During his time at Ibrox Brian Stockbridge may have presented as a rather unassuming chap.
However he may turn out to be a very significant player in the Sevco saga, because it is the former Financial Director, appointed by Charles Green, who has provided proof that hidden share options existed for at least one ex-employee.
Now the hint is that there are others with similar arrangements.
These deals will further diminish the number of available shares for the Share Option.
The Alternative Investment Market (AIM) has contacted RIFC through their NOMAD Charles Stewart and company and they want to know if there are any other Stockbridge arrangements.
Just at the week end the Blue Pitch and Margarita chaps hinted to their fellow shareholders in RIFC that there might indeed be other such deals waiting in the wings.
If knowledge is power then it is the shy ones at RIFC who are in the driving seat.
This bombshell was delivered when these shy shareholders had their offer to buy out the others rebuffed out of hand.
They have been offering to buy the shareholdings of Laxey Partners and the institutional investors, but only for a fraction of the market value.
In a counter to this Laxey and the institutions have been buying up shares on the open market.
I understand that to make payroll this month some facility will have to be made available from some of the RIFC directors.
The Season Ticket money is off limits while the ability to trade to the year end next June remains in question.
Laxey and the institutions have referred the Stockbridge share deal to the AIM.
They have made reference about the secrecy and timing of this arrangement.
The issuing of 714,258 1p new ordinary shares in RIFC netted Stockbridge a tidy six figure sum, but it also had wider ramifications.
The plans drawn up around the 43.4 million shares are now meaningless because there are in fact only 42.6 million shares.
That’s bad enough, but the possibility that there are other such deals, perhaps much larger than Stockbridge’s nice little earner means that the people driving the RIFC bus don’t know where to go next.
One highly significant aspect of this issue is that the share option was not on Stockbridge’s contract.

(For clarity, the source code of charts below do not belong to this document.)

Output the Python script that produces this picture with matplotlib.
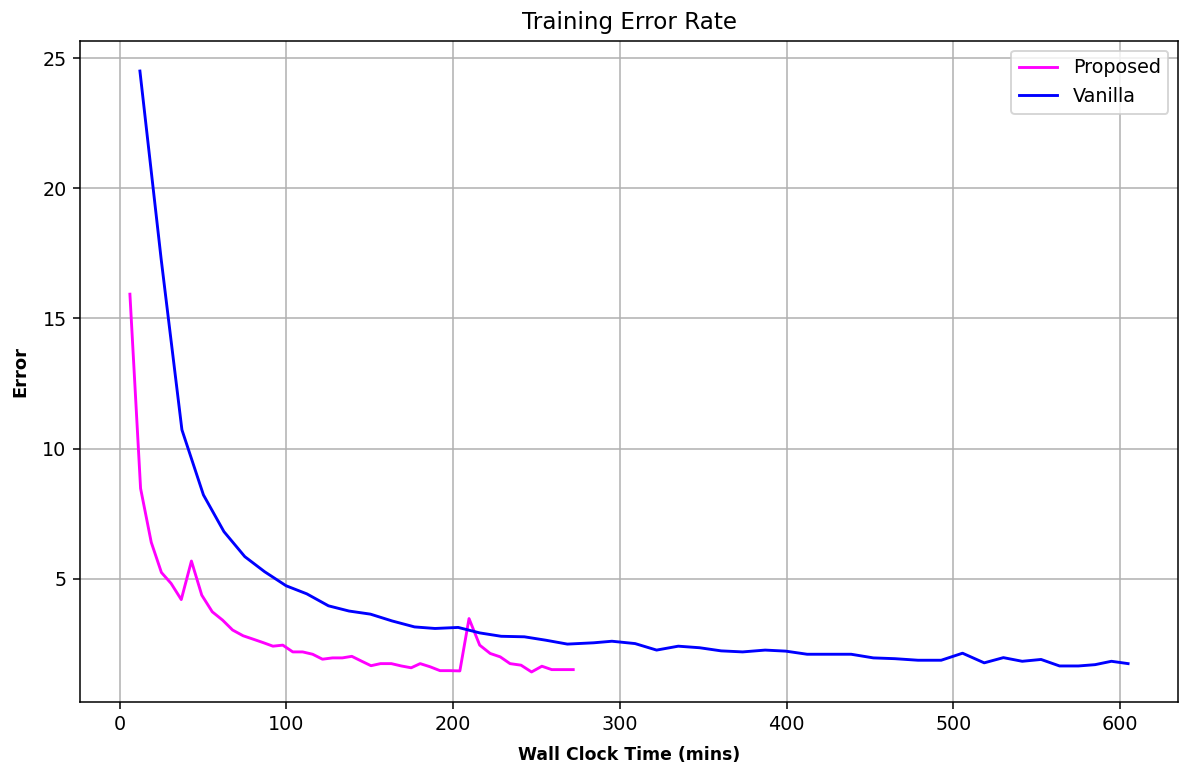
import matplotlib
matplotlib.use("Agg")
import matplotlib.pyplot as plt

# wall clock time (mins) and error
proposed_time = [6.1, 12.5, 18.9, 25.0, 30.8, 36.9, 43.0, 49.2, 55.5, 61.7,
                 67.7, 74.0, 80.0, 85.9, 91.9, 97.8, 103.8, 109.7, 115.7, 121.6,
                 127.6, 133.5, 139.2, 145.2, 150.7, 156.4, 162.9, 168.9, 174.8, 180.2,
                 186.1, 192.1, 198.0, 204.0, 209.5, 215.9, 222.2, 228.2, 234.1, 240.7,
                 247.0, 253.2, 259.1, 266.0, 272.0]
proposed_error = [15.93, 8.47, 6.4, 5.24, 4.82, 4.2, 5.68, 4.37, 3.73, 3.41,
                  3.03, 2.81, 2.68, 2.55, 2.41, 2.45, 2.19, 2.19, 2.1, 1.91,
                  1.96, 1.96, 2.02, 1.83, 1.66, 1.74, 1.74, 1.65, 1.58, 1.74,
                  1.62, 1.47, 1.47, 1.46, 3.47, 2.45, 2.13, 2.0, 1.74, 1.68,
                  1.42, 1.64, 1.51, 1.51, 1.51]

vanilla_time = [12.1, 24.8, 37.3, 50.2, 62.5, 75.0, 86.9, 99.8, 112.2, 125.2,
                137.5, 150.4, 163.3, 176.8, 189.1, 203.0, 215.9, 228.8, 242.7, 255.5,
                268.5, 284.3, 295.2, 309.1, 322.0, 335.0, 347.8, 360.7, 373.6, 387.1,
                399.4, 412.3, 425.6, 438.7, 452.0, 464.9, 478.8, 492.7, 505.5, 518.5,
                530.0, 541.3, 552.6, 563.7, 575.0, 585.0, 594.8, 604.8]
vanilla_error = [24.5, 17.3, 10.72, 8.22, 6.81, 5.85, 5.27, 4.73, 4.42, 3.96,
                 3.76, 3.64, 3.38, 3.15, 3.09, 3.13, 2.92, 2.79, 2.77, 2.64,
                 2.49, 2.54, 2.6, 2.51, 2.26, 2.41, 2.35, 2.23, 2.19, 2.26,
                 2.22, 2.1, 2.1, 2.1, 1.96, 1.93, 1.87, 1.87, 2.14, 1.77,
                 1.97, 1.83, 1.9, 1.65, 1.65, 1.7, 1.83, 1.74]

dpi = 138
fig = plt.figure(figsize=(1179 / dpi, 770 / dpi), dpi=dpi)
ax = fig.add_axes([80 / 1179, 68 / 770, 1098 / 1179, 661 / 770])

ax.plot(proposed_time, proposed_error, color='#ff00ff', label='Proposed')
ax.plot(vanilla_time, vanilla_error, color='#0000ff', label='Vanilla')

ax.set_title('Training Error Rate')
ax.set_xlabel('Wall Clock Time (mins)', fontweight='bold', fontsize=9, labelpad=6)
ax.set_ylabel('Error', fontweight='bold', fontsize=9.3, labelpad=7)
ax.grid(True)
ax.legend(loc='upper right')

fig.savefig('out.png', dpi=dpi)
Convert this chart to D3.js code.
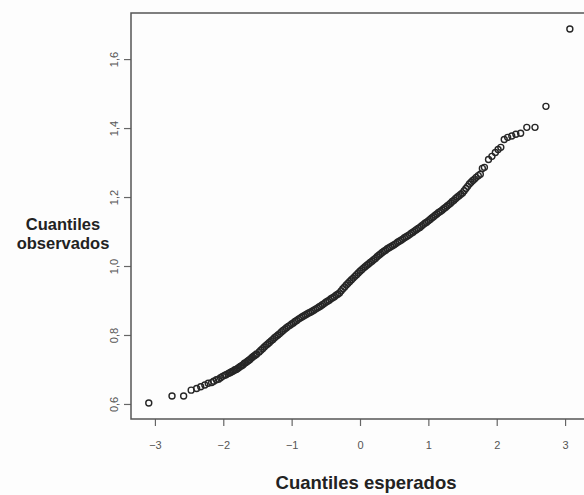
<!DOCTYPE html>
<html>
<head>
<meta charset="utf-8">
<script src="https://cdn.jsdelivr.net/npm/d3@7"></script>
<style>
  body { margin: 0; background: #fdfdfd; }
  svg { display: block; }
</style>
</head>
<body>
<div id="qqplot"></div>
<script>
const width = 584, height = 495;

// Theoretical (expected) quantiles
const cuantilesEsperados = [
  -3.09, -2.75, -2.58,
  -2.47, -2.39, -2.33, -2.27, -2.22, -2.17, -2.14, -2.10, -2.07, -2.04, -2.01,
  -1.98, -1.96, -1.93, -1.91, -1.89, -1.87, -1.85, -1.83, -1.81, -1.79, -1.77,
  -1.75, -1.73, -1.71, -1.69, -1.67, -1.65, -1.63, -1.61, -1.59, -1.57, -1.55,
  -1.53, -1.51,
  -1.475, -1.45, -1.425, -1.40, -1.375, -1.35, -1.325, -1.30, -1.275, -1.25,
  -1.225, -1.20, -1.175, -1.15, -1.125, -1.10, -1.075, -1.05, -1.025, -1.00,
  -0.975, -0.95, -0.925, -0.90, -0.875, -0.85, -0.825, -0.80, -0.775, -0.75,
  -0.725, -0.70, -0.675, -0.65, -0.625, -0.60, -0.575, -0.55, -0.525, -0.50,
  -0.475, -0.45, -0.425, -0.40, -0.375, -0.35, -0.325, -0.30, -0.275, -0.25,
  -0.225, -0.20, -0.175, -0.15, -0.125, -0.10, -0.075, -0.05, -0.025, 0.00,
  0.025, 0.05, 0.075, 0.10, 0.125, 0.15, 0.175, 0.20, 0.225, 0.25,
  0.275, 0.30, 0.325, 0.35, 0.375, 0.40, 0.425, 0.45, 0.475, 0.50,
  0.525, 0.55, 0.575, 0.60, 0.625, 0.65, 0.675, 0.70, 0.725, 0.75,
  0.775, 0.80, 0.825, 0.85, 0.875, 0.90, 0.925, 0.95, 0.975, 1.00,
  1.025, 1.05, 1.075, 1.10, 1.125, 1.15, 1.175, 1.20, 1.225, 1.25,
  1.275, 1.30, 1.325, 1.35, 1.375, 1.40, 1.425, 1.45, 1.475, 1.50,
  1.525, 1.55, 1.575, 1.60, 1.625, 1.65, 1.675, 1.70,
  1.73, 1.76, 1.79, 1.82, 1.88, 1.93, 1.98, 2.02, 2.06, 2.11, 2.16, 2.22,
  2.28, 2.35, 2.44, 2.56, 2.72, 3.07
];

// Observed quantiles (sorted sample values)
const cuantilesObservados = [
  0.603, 0.623, 0.623,
  0.640, 0.645, 0.650, 0.655, 0.660, 0.662, 0.666, 0.670, 0.672, 0.676, 0.680,
  0.683, 0.685, 0.688, 0.690, 0.692, 0.694, 0.696, 0.699, 0.700, 0.703, 0.706,
  0.709, 0.711, 0.714, 0.718, 0.720, 0.723, 0.726, 0.729, 0.733, 0.736, 0.739,
  0.742, 0.745,
  0.751, 0.756, 0.760, 0.765, 0.770, 0.774, 0.778, 0.783, 0.787, 0.792,
  0.796, 0.800, 0.804, 0.809, 0.813, 0.817, 0.821, 0.825, 0.828, 0.832,
  0.835, 0.839, 0.842, 0.846, 0.849, 0.852, 0.855, 0.858, 0.861, 0.864,
  0.866, 0.869, 0.872, 0.875, 0.878, 0.881, 0.884, 0.888, 0.891, 0.895,
  0.898, 0.901, 0.905, 0.908, 0.911, 0.915, 0.918, 0.922, 0.928, 0.934,
  0.939, 0.945, 0.950, 0.955, 0.960, 0.965, 0.970, 0.975, 0.980, 0.985,
  0.989, 0.994, 0.998, 1.002, 1.006, 1.010, 1.014, 1.018, 1.022, 1.027,
  1.031, 1.035, 1.039, 1.043, 1.046, 1.050, 1.053, 1.056, 1.059, 1.062,
  1.065, 1.069, 1.072, 1.075, 1.078, 1.082, 1.085, 1.088, 1.091, 1.095,
  1.098, 1.102, 1.105, 1.109, 1.112, 1.116, 1.120, 1.124, 1.127, 1.131,
  1.135, 1.139, 1.143, 1.147, 1.151, 1.155, 1.158, 1.162, 1.166, 1.170,
  1.174, 1.178, 1.182, 1.187, 1.191, 1.196, 1.200, 1.204, 1.208, 1.212,
  1.218, 1.225, 1.231, 1.238, 1.243, 1.248, 1.252, 1.257,
  1.262, 1.266, 1.283, 1.286, 1.309, 1.318, 1.329, 1.338, 1.344, 1.367, 1.373, 1.377,
  1.382, 1.385, 1.402, 1.402, 1.463, 1.687
];

const xTicks = [-3, -2, -1, 0, 1, 2, 3];
const yTicks = [0.6, 0.8, 1.0, 1.2, 1.4, 1.6];

const puntos = cuantilesEsperados.map((e, i) => ({ x: e, y: cuantilesObservados[i] }));

const svg = d3.select("#qqplot")
  .append("svg")
  .attr("width", width)
  .attr("height", height);

// plot region (R style: 4% padding around the data)
const box = { left: 131, right: 589, top: 13, bottom: 419 };

const x = d3.scaleLinear()
  .domain([-3.35, 3.35])
  .range([box.left, box.right]);

const y = d3.scaleLinear()
  .domain([0.5564, 1.7336])
  .range([box.bottom, box.top]);

// points
svg.append("g")
  .selectAll("circle")
  .data(puntos)
  .enter()
  .append("circle")
  .attr("cx", d => x(d.x))
  .attr("cy", d => y(d.y))
  .attr("r", 3)
  .attr("fill", "none")
  .attr("stroke", "#262626")
  .attr("stroke-width", 1.4);

// x axis
const xAxis = svg.append("g")
  .attr("transform", `translate(0,${box.bottom})`)
  .call(d3.axisBottom(x).tickValues(xTicks).tickSize(7).tickPadding(15).tickFormat(d3.format("d")));
xAxis.select(".domain").remove();
xAxis.selectAll("line").attr("stroke", "#666").attr("stroke-width", 1.2);
xAxis.selectAll("text")
  .attr("fill", "#555")
  .style("font-family", "Liberation Sans, Arial, sans-serif")
  .style("font-size", "11px");

// y axis, labels rotated as in R (las = 0), decimal comma
const yAxis = svg.append("g")
  .attr("transform", `translate(${box.left},0)`)
  .call(d3.axisLeft(y).tickValues(yTicks).tickSize(7).tickFormat(d => d3.format(".1f")(d).replace(".", ",")));
yAxis.select(".domain").remove();
yAxis.selectAll("line").attr("stroke", "#666").attr("stroke-width", 1.2);
yAxis.selectAll("text")
  .attr("x", null)
  .attr("dy", null)
  .attr("transform", "translate(-17,0) rotate(-90)")
  .attr("text-anchor", "middle")
  .attr("dominant-baseline", "central")
  .attr("fill", "#555")
  .style("font-family", "Liberation Sans, Arial, sans-serif")
  .style("font-size", "11px");

// frame
svg.append("rect")
  .attr("x", box.left)
  .attr("y", box.top)
  .attr("width", box.right - box.left)
  .attr("height", box.bottom - box.top)
  .attr("fill", "none")
  .attr("stroke", "#555")
  .attr("stroke-width", 1.5);

// axis titles
svg.append("text")
  .attr("x", 366)
  .attr("y", 489)
  .attr("text-anchor", "middle")
  .attr("fill", "#222")
  .style("font-family", "Liberation Sans, Arial, sans-serif")
  .style("font-weight", "bold")
  .style("font-size", "18.5px")
  .text("Cuantiles esperados");

const yTitle = svg.append("text")
  .attr("text-anchor", "middle")
  .attr("fill", "#222")
  .style("font-family", "Liberation Sans, Arial, sans-serif")
  .style("font-weight", "bold")
  .style("font-size", "16.5px");
yTitle.append("tspan").attr("x", 63).attr("y", 230).text("Cuantiles");
yTitle.append("tspan").attr("x", 63).attr("y", 249).text("observados");
</script>
</body>
</html>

Moreover it only kicked in when his employment at RIFC was terminated.
Subsequently, every business plan that Graham Wallace and Philip Nash have been working on for the last six months are now worthless.
The Share Option is now hopelessly compromised.
Even if a mystery buyer emerged tomorrow and wanted to buy a controlling interest in RIFC they wouldn’t know what they had got for their money.
The Brian Stockbridge deal really is a game changer.
With the Share option off the table then the Share Issue is now dead in the water.
They’re drawing up a list of likely candidates to be in line for a Stockbridge type post-employment share bonus.
Moreover Wallace and Nash had hoped to have seen three or four players sold and out the door by now, the wage bill reduced and the transfer fees banked.
Instead they’re taking fire from all sides.
The Season Ticket strike seems to be holding firm and it is really killing them when lumped in with all the other issues.
I can’t see how Graham Wallace and Philip Nash can turn this ship around, but if they do they’re due some kind of business award.